The Economist’s Big Mac index gives a flavour of how far currency values are out of whack. It is based on the idea of purchasing-power parity, which says exchange rates should move towards the level that would make the price of a basket of goods the same everywhere. Our basket contains only one item, but it is found in around 120 countries: a Big Mac hamburger.
If the local cost of a Big Mac converted into dollars is above $5.28, the price in America , a currency is dear; if it is below the benchmark, it is cheap. The average cost of a Big Mac in the euro area is €3.95, or $4.84 at the current exchange rate. That implies the euro is undervalued by 8.4% against the dollar.
THE Big Mac index was invented by The Economist in 1986 as a lighthearted guide to whether currencies are at their “correct” level. It is based on the theory of purchasing-power parity (PPP), the notion that in the long run exchange rates should move towards the rate that would equalise the prices of an identical basket of goods and services (in this case, a burger) in any two countries. For example, the average price of a Big Mac in America in January 2018 was $5.28; in China it was only $3.17 at market exchange rates. So the “raw” Big Mac index says that the yuan was undervalued by 40% at that time.
Burgernomics was never intended as a precise gauge of currency misalignment, merely a tool to make exchange-rate theory more digestible. Yet the Big Mac index has become a global standard, included in several economic textbooks and the subject of at least 20 academic studies. For those who take their fast food more seriously, we have also calculated a gourmet version of the index.

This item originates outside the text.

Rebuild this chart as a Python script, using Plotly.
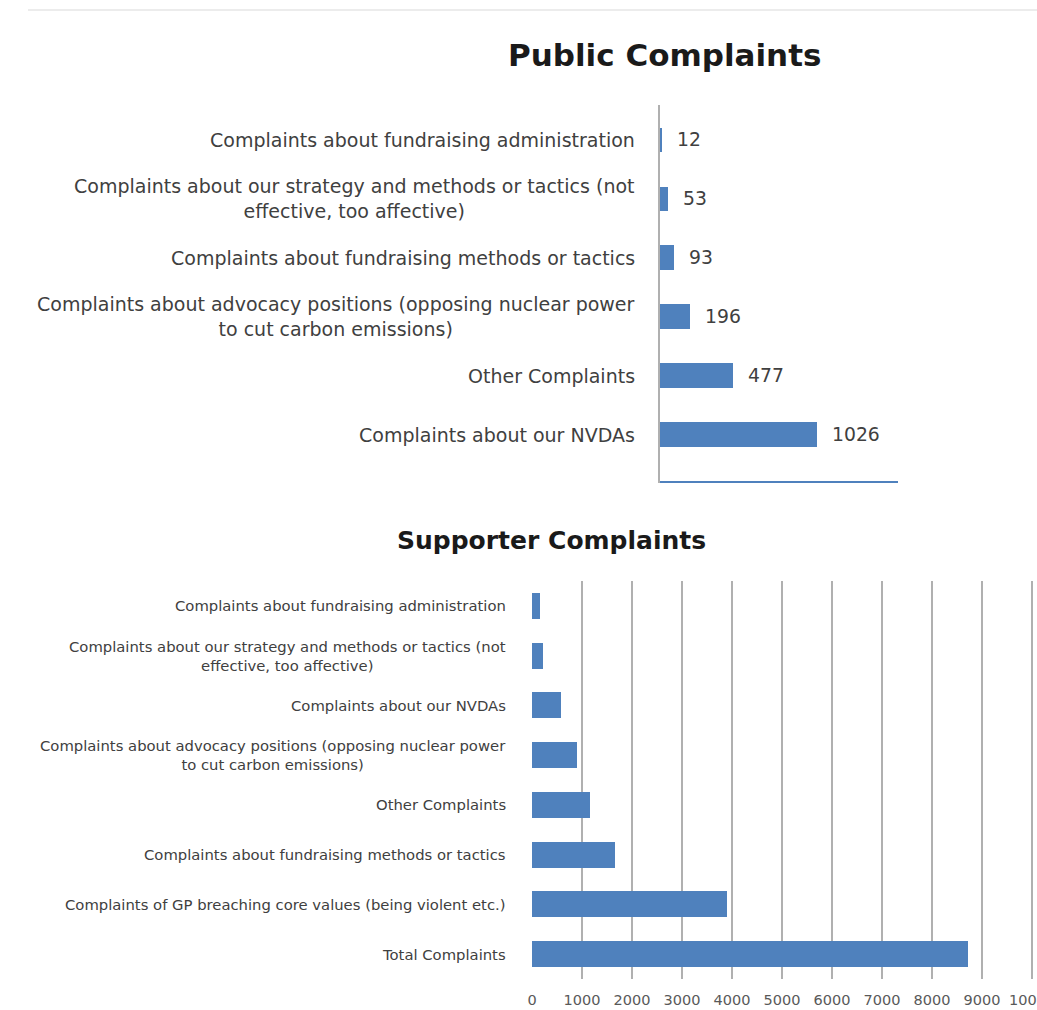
import plotly.graph_objects as go

# ---- Public complaints (listed top to bottom as drawn) ----
public_categories = [
    "Complaints about fundraising administration",
    "Complaints about our strategy and methods or tactics (not<br>effective, too affective)",
    "Complaints about fundraising methods or tactics",
    "Complaints about advocacy positions (opposing nuclear power<br>to cut carbon emissions)",
    "Other Complaints",
    "Complaints about our NVDAs",
    "Total Complaints",
]
public_values = [12, 53, 93, 196, 477, 1026, 1555]
public_labelled = 6  # the last bar runs off the bottom edge, no value label

# ---- Supporter complaints (listed top to bottom as drawn) ----
supporter_categories = [
    "Complaints about fundraising administration",
    "Complaints about our strategy and methods or tactics (not<br>effective, too affective)",
    "Complaints about our NVDAs",
    "Complaints about advocacy positions (opposing nuclear power<br>to cut carbon emissions)",
    "Other Complaints",
    "Complaints about fundraising methods or tactics",
    "Complaints of GP breaching core values (being violent etc.)",
    "Total Complaints",
]
supporter_values = [150, 220, 580, 900, 1150, 1650, 3900, 8710]
supporter_ticks = list(range(0, 10001, 1000))

W, H = 1037, 1010
BAR = "#4f81bd"
TXT = "#404040"
FONT = "DejaVu Sans"


def px_x(p):
    return p / W


def px_y(p):
    return 1 - p / H


fig = go.Figure()

fig.add_trace(go.Bar(
    x=public_values, y=public_categories, orientation="h",
    marker=dict(color=BAR, line=dict(width=0)), width=0.42,
    xaxis="x", yaxis="y", hoverinfo="x+y",
))
fig.add_trace(go.Bar(
    x=supporter_values, y=supporter_categories, orientation="h",
    marker=dict(color=BAR, line=dict(width=0)), width=0.52,
    xaxis="x2", yaxis="y2", hoverinfo="x+y",
))

annotations = []

# Category labels (centred lines, right-anchored block)
for cat in public_categories[:public_labelled]:
    annotations.append(dict(
        x=px_x(637), xref="paper", y=cat, yref="y", xanchor="right",
        yanchor="middle", align="center", text=cat, showarrow=False,
        font=dict(family=FONT, size=19, color=TXT),
    ))
for cat in supporter_categories:
    annotations.append(dict(
        x=px_x(508), xref="paper", y=cat, yref="y2", xanchor="right",
        yanchor="middle", align="center", text=cat, showarrow=False,
        font=dict(family=FONT, size=14.8, color=TXT),
    ))

# Value labels beside the public bars
for cat, v in zip(public_categories[:public_labelled], public_values[:public_labelled]):
    annotations.append(dict(
        x=v, xref="x", y=cat, yref="y", xanchor="left", yanchor="middle",
        xshift=13, text=str(v), showarrow=False,
        font=dict(family=FONT, size=18.8, color=TXT),
    ))

# Titles
annotations.append(dict(
    x=px_x(664), y=px_y(55), xref="paper", yref="paper",
    xanchor="center", yanchor="middle",
    text="<b>Public Complaints</b>", showarrow=False,
    font=dict(family=FONT, size=31, color="#1a1a1a"),
))
annotations.append(dict(
    x=px_x(551), y=px_y(540), xref="paper", yref="paper",
    xanchor="center", yanchor="middle",
    text="<b>Supporter Complaints</b>", showarrow=False,
    font=dict(family=FONT, size=25, color="#1a1a1a"),
))

fig.update_layout(
    width=W, height=H, autosize=False,
    margin=dict(l=0, r=0, t=0, b=0, autoexpand=False),
    paper_bgcolor="white", plot_bgcolor="white",
    showlegend=False,
    bargap=0,
    annotations=annotations,
    shapes=[dict(type="line", xref="paper", yref="paper",
                 x0=px_x(28), x1=1, y0=px_y(10), y1=px_y(10),
                 line=dict(color="#ececec", width=2))],
    xaxis=dict(
        domain=[px_x(660), px_x(898)], range=[0, 1555],
        showgrid=False, zeroline=False, showticklabels=False,
        showline=False, anchor="y", automargin=False,
    ),
    yaxis=dict(
        domain=[px_y(483), px_y(105)], range=[5.82, -0.593],
        type="category", categoryorder="array", categoryarray=public_categories,
        showticklabels=False, showgrid=False, zeroline=False,
        showline=True, linecolor="#b0b0b0", linewidth=2, anchor="x",
        automargin=False,
    ),
    xaxis2=dict(
        domain=[px_x(532), px_x(1034)], range=[0, 10040],
        tickvals=supporter_ticks, ticktext=[str(t) for t in supporter_ticks],
        showgrid=True, gridcolor="#b0b0b0", gridwidth=1.5,
        zeroline=False, showline=False, ticks="",
        ticklabelstandoff=10, ticklabeloverflow="allow",
        tickfont=dict(family=FONT, size=14.5, color="#595959"),
        anchor="y2", automargin=False,
    ),
    yaxis2=dict(
        domain=[px_y(979), px_y(581)], range=[7.5, -0.5],
        type="category", categoryorder="array", categoryarray=supporter_categories,
        showticklabels=False, showgrid=False, zeroline=False,
        showline=False, anchor="x2", automargin=False,
    ),
)

fig.write_html("out.html")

This adjusted index addresses the criticism that you would expect average burger prices to be cheaper in poor countries than in rich ones because labour costs are lower. PPP signals where exchange rates should be heading in the long run, as a country like China gets richer, but it says little about today’s equilibrium rate. The relationship between prices and GDP per person may be a better guide to the current fair value of a currency. The adjusted index uses the “line of best fit” between Big Mac prices and GDP per person for 48 countries (plus the euro area). The difference between the price predicted by the red line for each country, given its income per person, and its actual price gives a supersized measure of currency under- and over-valuation.